Given instruction:
What is the number of lines that include the word "script"? Provide only that figure.

Records provided:

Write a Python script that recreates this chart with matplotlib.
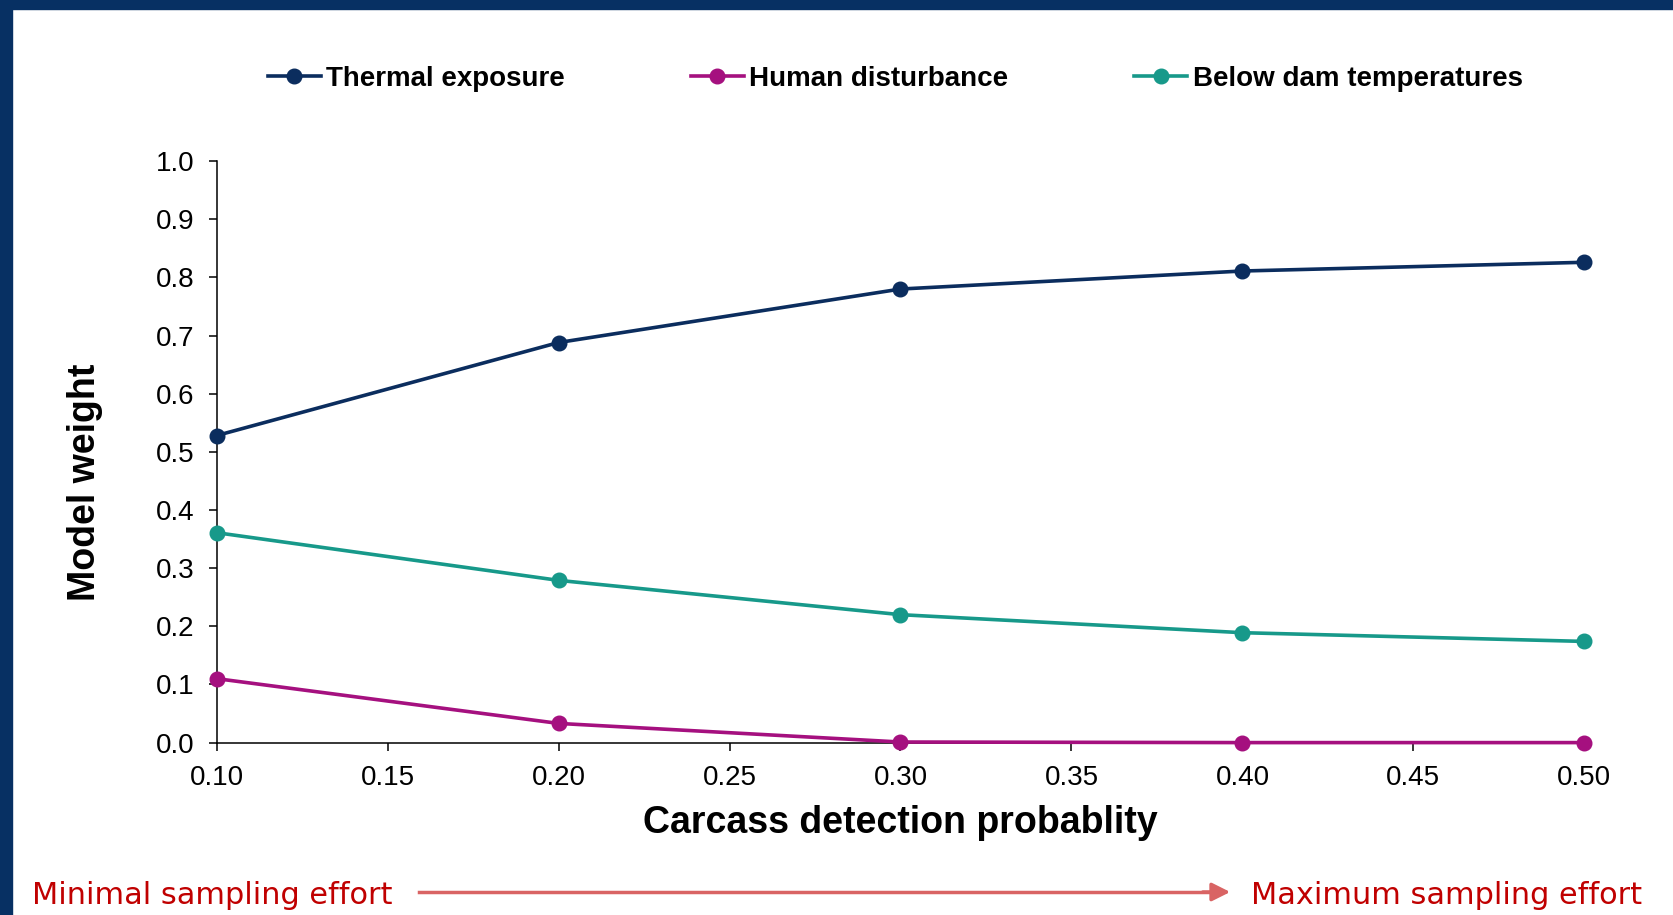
import matplotlib.pyplot as plt
from matplotlib.patches import Rectangle

# data
detection_prob = [0.10, 0.20, 0.30, 0.40, 0.50]
thermal = [0.528, 0.688, 0.780, 0.811, 0.826]
human = [0.110, 0.033, 0.001, 0.000, 0.000]
below_dam = [0.361, 0.279, 0.220, 0.189, 0.174]
series_names = ["Thermal exposure", "Human disturbance", "Below dam temperatures"]
series_colors = ["#0b2d5e", "#a5107f", "#17998a"]

plt.rcParams['font.family'] = ['Liberation Sans', 'DejaVu Sans']

fig = plt.figure(figsize=(16.73, 9.15), dpi=100)
W, H = 1673, 915

# navy frame on top and left
fig.patches.append(Rectangle((0, 1 - 9 / H), 1, 9 / H, transform=fig.transFigure,
                             color="#073063", zorder=0))
fig.patches.append(Rectangle((0, 0), 12 / W, 1, transform=fig.transFigure,
                             color="#073063", zorder=0))

ax = fig.add_axes([216.6 / W, 172.4 / H, 1367.8 / W, 581.5 / H])

for vals, name, col in zip([thermal, human, below_dam], series_names, series_colors):
    ax.plot(detection_prob, vals, color=col, lw=2.6, marker="o", ms=10.5,
            label=name, clip_on=False, zorder=3)

ax.set_xlim(0.10, 0.50)
ax.set_ylim(0.0, 1.0)
ax.set_xticks([0.10, 0.15, 0.20, 0.25, 0.30, 0.35, 0.40, 0.45, 0.50])
ax.set_yticks([i / 10 for i in range(11)])
ax.xaxis.set_major_formatter(plt.FormatStrFormatter("%.2f"))
ax.yaxis.set_major_formatter(plt.FormatStrFormatter("%.1f"))
ax.tick_params(axis="both", direction="out", length=6, width=1.1, labelsize=20,
               colors="black")
ax.tick_params(axis="y", pad=10)
ax.tick_params(axis="x", pad=10)
for s in ["top", "right"]:
    ax.spines[s].set_visible(False)
for s in ["left", "bottom"]:
    ax.spines[s].set_linewidth(1.1)

ax.set_xlabel("Carcass detection probablity", fontsize=27, fontweight="bold", labelpad=10)
fig.text(85 / W, 1 - 482 / H, "Model weight", fontsize=27, fontweight="bold",
         rotation=90, ha="center", va="center")

leg = fig.legend(loc="center left", bbox_to_anchor=(268 / W, 1 - 79 / H), ncol=3,
                 frameon=False, prop={"size": 20, "weight": "bold"},
                 handlelength=1.9, handletextpad=0.2, columnspacing=4.53,
                 borderaxespad=0, borderpad=0)

ann_col = "#c00000"
fig.text(32 / W, 1 - 895 / H, "Minimal sampling effort", color=ann_col, fontsize=21.9,
         family="DejaVu Sans", ha="left", va="center")
fig.text(1251 / W, 1 - 895 / H, "Maximum sampling effort", color=ann_col, fontsize=21.9,
         family="DejaVu Sans", ha="left", va="center")
fig.add_artist(plt.Line2D([419 / W, 1215 / W], [1 - 892 / H, 1 - 892 / H],
                          transform=fig.transFigure, color="#d96464", lw=2.5))
ax.annotate("", xy=(1233 / W, 1 - 892 / H), xytext=(1200 / W, 1 - 892 / H),
            xycoords="figure fraction", textcoords="figure fraction",
            arrowprops=dict(arrowstyle="-|>,head_length=1.1,head_width=0.55",
                            color="#d96464", lw=2.5))

fig.savefig("out.png", dpi=100)
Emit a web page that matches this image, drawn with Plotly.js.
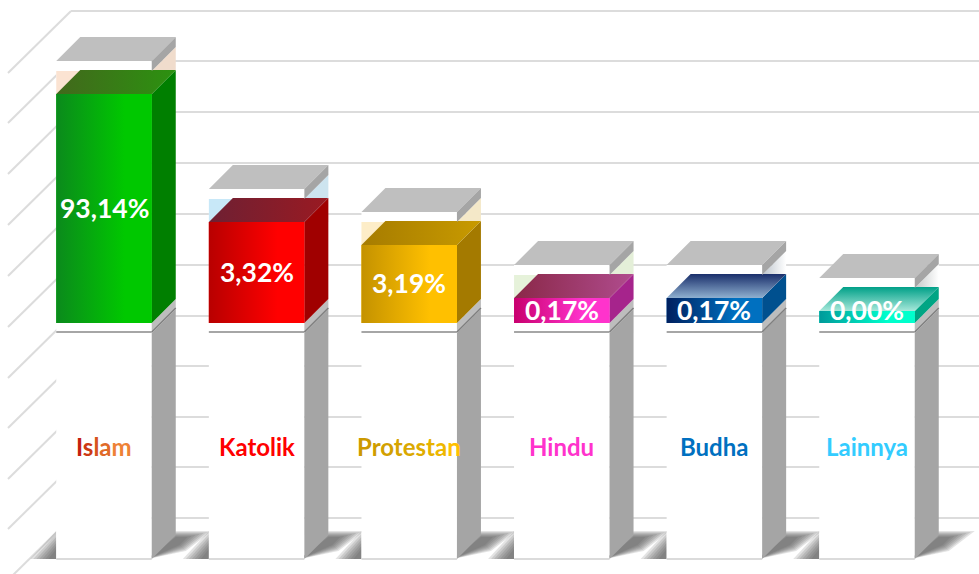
<!DOCTYPE html>
<html>
<head>
<meta charset="utf-8">
<script src="https://cdn.plot.ly/plotly-3.0.1.min.js"></script>
<style>html,body{margin:0;padding:0;background:#fff;overflow:hidden}#chart{width:979px;height:574px}</style>
</head>
<body>
<div id="chart"></div>
<script>
// ---- chart data ----
var categories = ["Islam", "Katolik", "Protestan", "Hindu", "Budha", "Lainnya"];
var percentValues = [93.14, 3.32, 3.19, 0.17, 0.17, 0.00];
// drawn column heights (the picture's bars are not proportional to their labels)
var columnHeights = [229, 101, 78, 25, 25, 12];
var gridLevels = [312, 262, 211, 160, 109, 58, 7, -43, -94, -144, -195];

// ---- styles ----
var frontStart = ["#0b8a1c", "#b80000", "#c49200", "#c8006e", "#00205f", "#009a9a"];
var frontEnd   = ["#00c800", "#ff0000", "#ffc000", "#ff33cc", "#0070c0", "#00ffcc"];
var sideColors = ["#007f00", "#a00000", "#a47a00", "#a6248c", "#00508f", "#00a584"];
var topStart   = ["#42681c", "#6e2033", "#a67c00", "#8a2848", "#1a2f6b", "#00a088"];
var topEnd     = ["#2c9210", "#9a1a22", "#c89a00", "#b04c8e", "#8fb0d0", "#a6e8da"];
var topVertical = [false, false, false, false, true, true];
var paleLeft   = ["#fbe3d2", "#c8e8f8", "#fdedc8", "#e6f2da", "#ffffff", "#ffffff"];
var paleSide   = ["#f0dccc", "#cde4ef", "#f4e8c8", "#e4efd8", "#bcc4cc", "#c4c8c8"];
var labelColors = [
  ["#c4200f", "#cc3a14", "#d6541c", "#e06a28", "#ee8236"],
  ["#ff0000"],
  ["#cc9900", "#cf9c00", "#d2a000", "#d6a400", "#daa800", "#dfad00", "#e6b200", "#eeb800", "#ffc000"],
  ["#ff33cc"], ["#0070c0"], ["#33ccff"]
];
var labelFont = "Lato, 'Open Sans', sans-serif";

// ---- scales ----
var pitch = 152.6, firstCentre = 104, W = 979, H = 574, zeroPx = 323;
var xRange = [-firstCentre / pitch, (W - firstCentre) / pitch];
var yRange = [zeroPx - H, zeroPx];
var barW = 95.5 / pitch, D = 24 / pitch, dY = 24, capH = 33, floorY = -236, gapY = -10;
var wallX = -33 / pitch, wallDX = 63 / pitch, wallDY = 62, gridEnd = xRange[1];

var traces = [];
var idx = categories.map(function (_, i) { return i; });
function bar(base, y, color) {
  return { type: "bar", x: idx, y: y, base: base, width: barW, marker: { color: color, line: { width: 0 } }, hoverinfo: "skip", showlegend: false };
}
traces.push(bar(idx.map(function () { return floorY; }), idx.map(function () { return -floorY; }), "#ffffff"));
traces.push(bar(idx.map(function () { return 0; }), columnHeights, frontEnd));
traces.push(bar(columnHeights, idx.map(function () { return capH; }), "#ffffff"));

function poly(xs, ys, color, grad) {
  var t = { type: "scatter", mode: "lines", x: xs.concat([xs[0]]), y: ys.concat([ys[0]]), fill: "toself",
            line: { width: 0 }, hoverinfo: "skip", showlegend: false };
  if (grad) t.fillgradient = grad; else t.fillcolor = color;
  traces.push(t);
}
function hGrad(a, b, c1, c2) { return { type: "horizontal", start: a, stop: b, colorscale: [[0, c1], [1, c2]] }; }
function vGrad(a, b, c1, c2) { return { type: "vertical", start: a, stop: b, colorscale: [[0, c1], [1, c2]] }; }
function seg(xs, ys, color, width) {
  traces.push({ type: "scatter", mode: "lines", x: xs, y: ys, line: { color: color, width: width }, hoverinfo: "skip", showlegend: false });
}

// soft floor shadows: stacked translucent wedges
idx.forEach(function (i) {
  var L = i - barW / 2, R = i + barW / 2, px = 1 / pitch;
  for (var k = 0; k < 7; k++) {
    poly([L - (26 - 3 * k) * px, L, L], [floorY, floorY + 28 - 3 * k, floorY], "rgba(80,80,80,0.16)");
    if (i < categories.length - 1 || k > -1) {
      poly([R - 4 * px, R + D, R + D + (36 - 4 * k) * px, R + D + (10 - k) * px],
           [floorY, floorY + 28 - k, floorY + 28 - k, floorY + 8 + k], "rgba(80,80,80,0.16)");
    }
  }
  // re-cover the pillar front, then its soft lower edge
  poly([L, R, R, L], [floorY, floorY, floorY + 30, floorY + 30], "#ffffff");
  seg([L, R], [floorY, floorY], "#cfcfcf", 1.5);
});

idx.forEach(function (i) {
  var h = columnHeights[i], L = i - barW / 2, R = i + barW / 2;
  // pillar side and collar
  poly([R, R + D, R + D, R], [gapY, gapY + dY, floorY + dY, floorY], "#a5a5a5");
  poly([R, R + D, R + D, R], [0, dY, gapY + dY, gapY], "#bdbdbd");
  seg([L, R], [gapY + 1, gapY + 1], "#a6a6a6", 2);
  seg([R, R + D], [gapY + 1, gapY + dY + 1], "#7f7f7f", 1.5);
  // pale reflections behind the top face
  poly([L, L + D, L], [h, h + dY - 1, h + dY - 1], paleLeft[i]);
  if (topVertical[i]) {
    poly([R, R + D, R + D], [h + dY - 1, h + 2 * dY - 1, h + dY], null, hGrad(R, R + D, paleSide[i], "#ffffff"));
  } else {
    poly([R, R + D, R + D], [h + dY - 1, h + 2 * dY - 1, h + dY], paleSide[i]);
  }
  // coloured column
  poly([R, R + D, R + D, R], [0, dY, h + dY, h], sideColors[i]);
  poly([L, L + D, R + D, R], [h, h + dY, h + dY, h], null,
       topVertical[i] ? vGrad(h, h + dY, topEnd[i], topStart[i]) : hGrad(L, R + D, topStart[i], topEnd[i]));
  poly([L, R, R, L], [0, 0, h, h], null, {
    type: "horizontal", start: L, stop: R,
    colorscale: [[0, frontStart[i]], [0.72, frontEnd[i]], [1, frontEnd[i]]]
  });
  // grey lid
  poly([L, L + D, R + D, R], [h + capH, h + capH + dY, h + capH + dY, h + capH], "#bfbfbf");
  poly([R, R + D, R + D, R], [h + capH, h + capH + dY, h + capH + dY - 10, h + capH - 10], "#a5a5a5");
});

// back wall / side wall grid
var shapes = [];
function gridLine(x0, y0, x1, y1) {
  shapes.push({ type: "line", layer: "below", xref: "x", yref: "y", x0: x0, y0: y0, x1: x1, y1: y1, line: { color: "#dcdcdc", width: 2 } });
}
gridLevels.forEach(function (g) {
  gridLine(wallX, g, gridEnd, g);
  gridLine(wallX, g, wallX - wallDX, g - wallDY);
});

// text
var annotations = [];
function fmt(v) { return v.toFixed(2).replace(".", ",") + "%"; }
idx.forEach(function (i) {
  var h = columnHeights[i];
  annotations.push({ x: i, y: Math.max(h / 2, 12.5) + 1, xref: "x", yref: "y", text: fmt(percentValues[i]), showarrow: false,
                     font: { family: labelFont, size: 26.5, color: "#ffffff", weight: 700 }, xanchor: "center", yanchor: "middle" });
  var colors = labelColors[i], name = categories[i], txt = "";
  if (colors.length === 1) txt = name;
  else name.split("").forEach(function (c, k) { txt += '<span style="color:' + colors[k] + '">' + c + "</span>"; });
  annotations.push({ x: i, y: -123, xref: "x", yref: "y", text: txt, showarrow: false,
                     font: { family: labelFont, size: 24, color: colors[0], weight: 700 }, xanchor: "center", yanchor: "middle" });
});

Plotly.newPlot("chart", traces, {
  width: W, height: H, margin: { l: 0, r: 0, t: 0, b: 0, pad: 0 },
  paper_bgcolor: "#ffffff", plot_bgcolor: "#ffffff", showlegend: false, hovermode: false, barmode: "overlay",
  xaxis: { range: xRange, visible: false, fixedrange: true },
  yaxis: { range: yRange, visible: false, fixedrange: true },
  shapes: shapes, annotations: annotations
}, { displayModeBar: false, staticPlot: true });
</script>
</body>
</html>
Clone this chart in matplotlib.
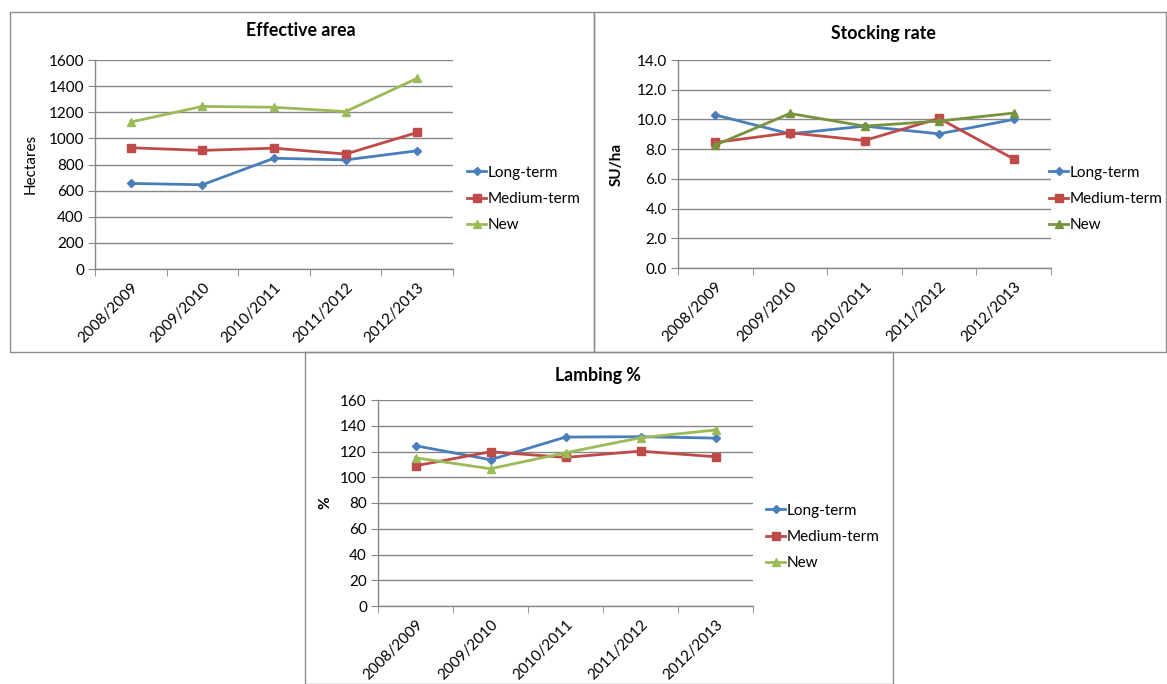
import matplotlib
matplotlib.use("Agg")
import matplotlib.pyplot as plt
from matplotlib.patches import Rectangle

plt.rcParams['font.family'] = ['Lato', 'DejaVu Sans']

seasons = ["2008/2009", "2009/2010", "2010/2011", "2011/2012", "2012/2013"]
series_names = ["Long-term", "Medium-term", "New"]

area_long = [655, 645, 848, 835, 905]
area_medium = [928, 908, 925, 880, 1045]
area_new = [1125, 1245, 1238, 1205, 1460]

stock_long = [10.3, 9.03, 9.55, 9.03, 10.0]
stock_medium = [8.45, 9.1, 8.58, 10.07, 7.34]
stock_new = [8.27, 10.4, 9.55, 9.89, 10.43]

lamb_long = [124.5, 113.6, 131.2, 131.5, 130.4]
lamb_medium = [108.9, 119.8, 115.4, 120.3, 115.9]
lamb_new = [115.1, 106.6, 119.0, 130.7, 136.7]

W, H = 1167, 684
fig = plt.figure(figsize=(W / 100, H / 100), dpi=100)

BLUE = "#4A7EBB"
RED = "#BE4B48"
GREEN = "#9BBB59"
DKGREEN = "#77933C"
GRID = "#878787"


def fx(px):
    return px / W


def fy(py):
    return 1 - py / H


# panel borders
for (x0, y0, x1, y1) in [(10, 12, 594, 352), (594, 12, 1166, 352), (305, 352, 893, 684)]:
    fig.add_artist(Rectangle((fx(x0), fy(y1)), fx(x1) - fx(x0), fy(y0) - fy(y1),
                             transform=fig.transFigure, fill=False,
                             edgecolor="#8c8c8c", linewidth=1.0, zorder=0))


def make_panel(rect, title, ylabel, ylabel_bold, data, ymax, ystep, fmt, green,
               title_y, ylabel_x, legend_anchor):
    x0, y0, x1, y1 = rect
    ax = fig.add_axes([fx(x0), fy(y1), fx(x1) - fx(x0), fy(y0) - fy(y1)])
    xs = list(range(len(seasons)))
    colors = [BLUE, RED, green]
    markers = ["D", "s", "^"]
    msizes = [4.5, 6, 6]
    for vals, c, m, ms, name in zip(data, colors, markers, msizes, series_names):
        ax.plot(xs, vals, color=c, marker=m, markersize=ms, linewidth=2,
                markeredgecolor=c, label=name, clip_on=False)
    ax.set_xlim(-0.5, len(seasons) - 0.5)
    ax.set_ylim(0, ymax)
    yt = [i * ystep for i in range(int(round(ymax / ystep)) + 1)]
    ax.set_yticks(yt)
    ax.set_yticklabels([fmt.format(v) for v in yt], fontsize=11)
    ax.yaxis.grid(True, color=GRID, linewidth=1)
    ax.set_axisbelow(True)
    ax.set_xticks(xs)
    ax.set_xticklabels(seasons, rotation=45, ha="right", rotation_mode="anchor", fontsize=11)
    ax.set_xticks([i - 0.5 for i in range(len(seasons) + 1)], minor=True)
    ax.tick_params(axis="x", which="major", length=0, pad=8)
    ax.tick_params(axis="x", which="minor", length=5, color=GRID)
    ax.tick_params(axis="y", length=5, color=GRID, pad=3)
    for s in ["top", "right"]:
        ax.spines[s].set_visible(False)
    for s in ["left", "bottom"]:
        ax.spines[s].set_color(GRID)
        ax.spines[s].set_linewidth(1)
    fig.text(fx(title_y[0]), fy(title_y[1]), title, ha="center", va="center",
             fontsize=12.8, fontweight="bold")
    fig.text(fx(ylabel_x[0]), fy(ylabel_x[1]), ylabel, ha="center", va="center",
             rotation=90, fontsize=11, fontweight="bold" if ylabel_bold else "normal")
    ax.legend(loc="center left", bbox_to_anchor=legend_anchor, frameon=False,
              fontsize=11, handlelength=1.25, handletextpad=0.1, labelspacing=0.8,
              borderpad=0, borderaxespad=0, markerscale=0.9)
    return ax


make_panel((95, 60, 453, 269), "Effective area", "Hectares", False,
           [area_long, area_medium, area_new], 1600, 200, "{:.0f}", GREEN,
           (301, 31), (31, 164), (1.04, 0.335))
make_panel((678, 60, 1051, 268), "Stocking rate", "SU/ha", True,
           [stock_long, stock_medium, stock_new], 14.0, 2.0, "{:.1f}", DKGREEN,
           (883, 33), (617, 164), (0.995, 0.332))
make_panel((378, 400, 753, 606), "Lambing %", "%", True,
           [lamb_long, lamb_medium, lamb_new], 160, 20, "{:.0f}", GREEN,
           (598, 375), (325, 503), (1.035, 0.335))

fig.savefig("out.png", dpi=100)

Complete answer:
4